TACO HALO PACE
By Giovanni Curatolo, EPRA Research & Index Analyst
HALO (Heavy Assets, Low Obsolescence) is, without a doubt, one of the most mentioned acronyms in financial markets today. In times when TACO doesn’t work anymore (because things actually do happen), investors seek assets, or companies that own assets, that are hard and durable. Another perspective was offered by Gravis’ Head of Real Estate Securities, Matt Norris. This time the acronym is PACE (Physical Assets, Compounding Earners), which captures, in his words, how “most resilient tangible capital is not merely owned but run as a compounding business”; that is, the ability to generate reliable and growing income that compounds through time.
These “new” acronyms come at a time in which geopolitical instability walks hand in hand with stretched valuations, an increasingly concentrated equity market (both regionally and by sector), and an uncertain credit environment.
Although “this time is different”, maybe because equity markets are still sustained by earnings growth and not extreme multiple expansion (unlike the .com bubble), or perhaps because we simply like to think it is, it is worth zooming out for a moment and looking at what happened in the early 2000s. Then, much like today, the S&P 500 was highly concentrated in tech/software stocks, equity markets were at records high, and investors’ expectations were that the new technology would have changed the world forever (sounds familiar?).
In the five years following the .com bubble peak property stocks globally provided investors with positive and strong annualized total returns of 9.4% with the US stock market declining at an 8.8% per annum[1]. During the same period, European listed property companies delivered an annualized total return of ca. 15.8%, outperforming broader European equity stocks[2] which delivered a negative annualized total return of 3.7%.
When stakes are as high as they are today, companies backed by physical assets that generate recurring rental income (PACE), and that distribute a significant share of their earnings to shareholders as dividends, may help investors navigate uncertain times while diversifying away some of the risks associated with roughly 60%[3] of global equity markets being concentrated in a single region (and arguably in a single sector).
Looking at the correlation between the S&P 500 and the FEN Developed Europe Index around the .com bubble, which again might or might not be comparable to what we are experiencing now, the relationship was and remained low before, during, and after the crash (chart on the left).

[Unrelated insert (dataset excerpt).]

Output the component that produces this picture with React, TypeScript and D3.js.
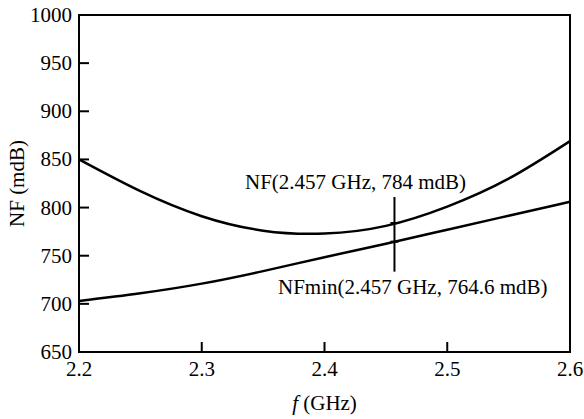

Today, as the chart on the right highlights, correlation, measured using a 36-month rolling window, between European property stocks and the American stock market is at its lowest level since the early 1990s. In this environment, the FTSE EPRA Nareit Developed Europe Index is up 4.6% year-to-date[4], outperforming European equities by more than 3 percentage points, and US equities by almost 5[5].
Now, maybe this time it is different, or maybe it is not. History suggests that when software-heavy stock markets tumbled, this was accompanied by a rotation towards HALO (or HALO companies). Within HALO, companies that invest in income-producing assets (PACE) demonstrate how the ability to generate predictable and recurring cash flows can help investors navigate uncertain equity markets.